Employee misconduct during the WFH revolution
While many have thrived and flourished in the switch to a remote or hybrid work environment, the new normal can increase the risk of fraud and misconduct in your business. The lack of visible supervision, reliance on effective information technology systems and the disconnected nature of remote working may increase the opportunity for employees to engage in unethical or unlawful behaviour.

As a senior executive or business owner, you have the obligation to not only set an example for your organisation, but ensure others set and maintain that example. It’s one thing to say what you expect from your people, but it’s another thing to take action when you see people deviating from the expected behaviour.

Adding to this risk is for those employees who are experiencing challenges due to the pandemic and economic situation. Increased financial pressure from a spouse or partner losing a job can place enormous pressure on the sole bread winner – coupled with remote working and poor internal controls creates a perfect storm for fraud to occur.

Here are some useful tips to consider to help reduce fraud and misconduct occurring in a remote workplace:

• Policies and Procedures: Ensure your policies and procedures are up to date, being shared with your people and tracked accordingly. Your people need to know and understand the obligations upon them as an employee. With remote working, there comes new challenges and that’s why centralised risk and compliance platform’s such as Corethix (www.corethix.com) can ensure your people know and understand what’s expected of them.

• Upgrade your IT Security: Invest in upgrading your IT Security to ensure your people are working safely within your network whilst at home through a VPN and firewall. Working from home creates increased risks for cyber-attacks on your intellectual property and confidential information. It’s important you can monitor and track employee behaviour in the event you need to respond to an incident.

• Education and training is the new black: Now, more than ever, organisations are seeing the value of investing in education and training to keep their people engaged and connected. At Core Integrity, we help clients to educate their people about fraud, corruption and how to create safe speak up cultures through delivering online training to remote teams.

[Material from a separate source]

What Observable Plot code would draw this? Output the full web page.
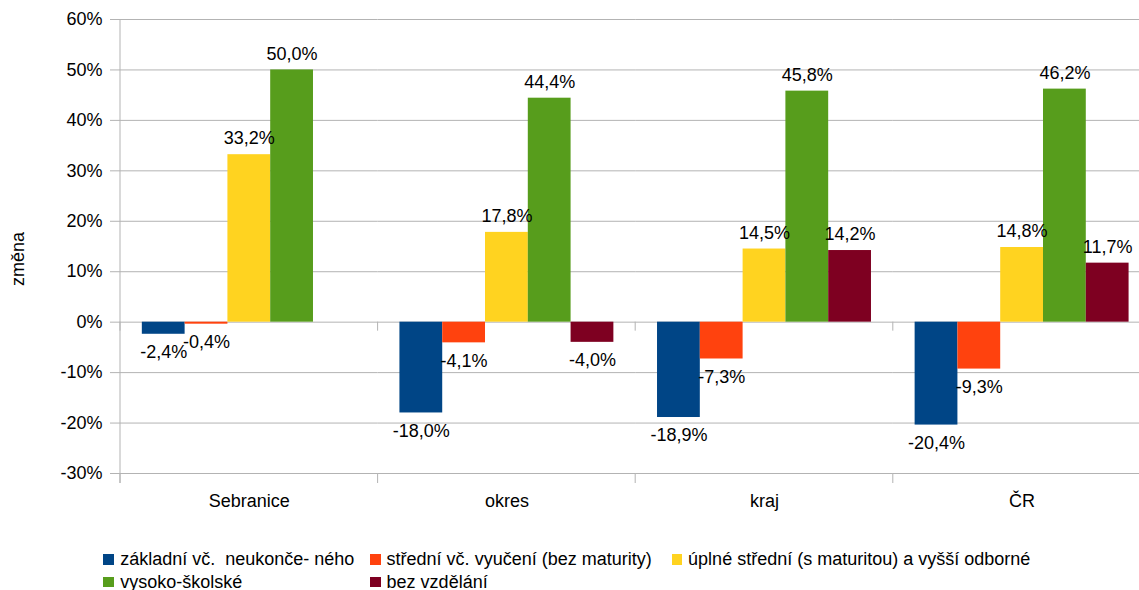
<!DOCTYPE html>
<html>
<head>
<meta charset="utf-8">
<script src="https://cdn.jsdelivr.net/npm/d3@7"></script>
<script src="https://cdn.jsdelivr.net/npm/@observablehq/plot@0.6"></script>
<style>
  html, body { margin: 0; padding: 0; background: white; overflow: hidden; }
  #wrap { position: relative; width: 1139px; height: 590px; overflow: hidden; font-family: "Liberation Sans", Arial, sans-serif; }
  #chart { width: 1151px; }
  #chart svg { max-width: none !important; }
  #ytitle { position: absolute; left: 17.5px; top: 259px; transform: translate(-50%, -50%) rotate(-90deg); font-size: 18px; white-space: nowrap; color: #000; }
  .lg { position: absolute; display: flex; align-items: center; height: 20px; font-size: 18px; white-space: pre; color: #000; }
  .sw { width: 10.6px; height: 10.6px; flex: none; }
</style>
</head>
<body>
<div id="wrap">
  <div id="chart"></div>
  <div id="ytitle">změna</div>
  <div id="legend"></div>
</div>
<script>
const groups = ["Sebranice", "okres", "kraj", "ČR"];
const series = [
  "základní vč.  neukonče- ného",
  "střední vč. vyučení (bez maturity)",
  "úplné střední (s maturitou) a vyšší odborné",
  "vysoko-školské",
  "bez vzdělání"
];
const sebraniceValues = [-2.4, -0.4, 33.2, 50.0, null];
const okresValues = [-18.0, -4.1, 17.8, 44.4, -4.0];
const krajValues = [-18.9, -7.3, 14.5, 45.8, 14.2];
const crValues = [-20.4, -9.3, 14.8, 46.2, 11.7];
const colors = ["#004586", "#ff420e", "#ffd320", "#579d1c", "#7e0021"];
const yTicks = [-30, -20, -10, 0, 10, 20, 30, 40, 50, 60];

const valuesByGroup = [sebraniceValues, okresValues, krajValues, crValues];
const data = [];
groups.forEach((g, gi) => {
  series.forEach((s, si) => {
    const v = valuesByGroup[gi][si];
    if (v !== null) data.push({group: g, series: s, value: v, label: v.toFixed(1).replace(".", ",") + "%"});
  });
});

const grid = "#b3b3b3";
const plot = Plot.plot({
  width: 1151,
  height: 525,
  marginLeft: 120,
  marginRight: 0.6,
  marginTop: 19,
  marginBottom: 52,
  style: {fontFamily: "'Liberation Sans', Arial, sans-serif", fontSize: "18px", color: "#000", background: "white", maxWidth: "none"},
  fx: {domain: groups, padding: 0, round: false, label: null},
  x: {domain: series, paddingInner: 0, paddingOuter: 0.51, round: false, axis: null},
  y: {domain: [-30, 60], label: null},
  color: {domain: series, range: colors},
  marks: [
    Plot.ruleY(yTicks, {stroke: grid, strokeWidth: 1}),
    Plot.axisY(yTicks, {tickSize: 10, tickPadding: 8, tickFormat: d => d + "%", stroke: grid, fill: "#000", label: null}),
    Plot.axisFx({anchor: "bottom", tickSize: 0, tickPadding: 21, label: null, fill: "#000"}),
    Plot.barY(data, {fx: "group", x: "series", y: "value", fill: "series"}),
    Plot.text(data.filter(d => d.value >= 0), {fx: "group", x: "series", y: "value", text: "label", dy: -16, fill: "#000"}),
    Plot.text(data.filter(d => d.value < 0), {fx: "group", x: "series", y: "value", text: "label", dy: 18, fill: "#000"})
  ]
});
plot.style.maxWidth = "none";
document.getElementById("chart").appendChild(plot);

// boundary ticks and left axis line, positioned through the plot's own scales
const fx = plot.scale("fx");
const ys = plot.scale("y");
const bw = fx.bandwidth;
const edges = groups.map(g => fx.apply(g)).concat([fx.apply(groups[groups.length - 1]) + bw]);
const svg = d3.select(plot.tagName.toLowerCase() === "svg" ? plot : plot.querySelector("svg"));
const g = svg.append("g").attr("stroke", grid).attr("stroke-width", 1);
const y0 = ys.apply(0), yb = ys.apply(-30), yt = ys.apply(60);
edges.forEach(x => {
  g.append("line").attr("x1", x).attr("x2", x).attr("y1", y0).attr("y2", y0 + 9);
  g.append("line").attr("x1", x).attr("x2", x).attr("y1", yb).attr("y2", yb + 10);
});
g.append("line").attr("x1", edges[0]).attr("x2", edges[0]).attr("y1", yt).attr("y2", yb + 10);

// legend
const legendPos = [
  {sw: 103, gap: 6.6, cy: 559.3},
  {sw: 370, gap: 6, cy: 559.3},
  {sw: 671.5, gap: 6, cy: 559.3},
  {sw: 103, gap: 6.6, cy: 582},
  {sw: 370, gap: 6, cy: 582}
];
const legend = document.getElementById("legend");
series.forEach((s, i) => {
  const p = legendPos[i];
  const item = document.createElement("div");
  item.className = "lg";
  item.style.left = p.sw + "px";
  item.style.top = (p.cy - 10) + "px";
  item.style.gap = p.gap + "px";
  const sw = document.createElement("span");
  sw.className = "sw";
  sw.style.background = colors[i];
  const t = document.createElement("span");
  t.textContent = s;
  item.appendChild(sw);
  item.appendChild(t);
  legend.appendChild(item);
});
</script>
</body>
</html>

Whilst we may not return to the office full-time, now is the time to take the lead in structuring a return to work plan that not only suits your organisation but each individual employee.

• Inspect what you expect: Maintain regular one-on-ones with your direct reports and take the time to inspect their outputs from a work perspective. Be aware if any of your people exhibit some of the red flags, which may indicate the person is under stress. Control issues, defensiveness, unwillingness to share duties or unexplained absences are all signs something more could be going on.

• Return to the office plans: As the number of new COVID cases remains low across Australia, organisations are now slowly returning to the office. Whilst we may not return to the office full-time, now is the time to take the lead in structuring a return to work plan that not only suits your organisation but each individual employee.

Key Takeaways
Recent data from the Association of Certified Fraud Examiners (ACFE) suggests 91 per cent of fraud cases had at least one red flag identified and, in 57 per cent of the cases, the fraudster exhibited two or more behaviour flags.

While “living beyond means” and “financial difficulties” make up the key red flags, the most common behavioural traits or characteristics associated with employee misconduct and wrongdoing in the workplace include:

1. Living Beyond Means
2. Financial Difficulties
3. Close Association with Suppliers
4. Control Issues
5. Martial or Family Problems
6. “Wheeler-Dealer” Attitude

The presence of red flags doesn’t necessarily imply fraud is being committed, however understanding and recognising these behaviours can help your organisation detect fraud earlier and reduce potential losses. As the old saying goes, sooner or later you have to pay the piper. The best way to manage fraud and employee misconduct – is to prevent it.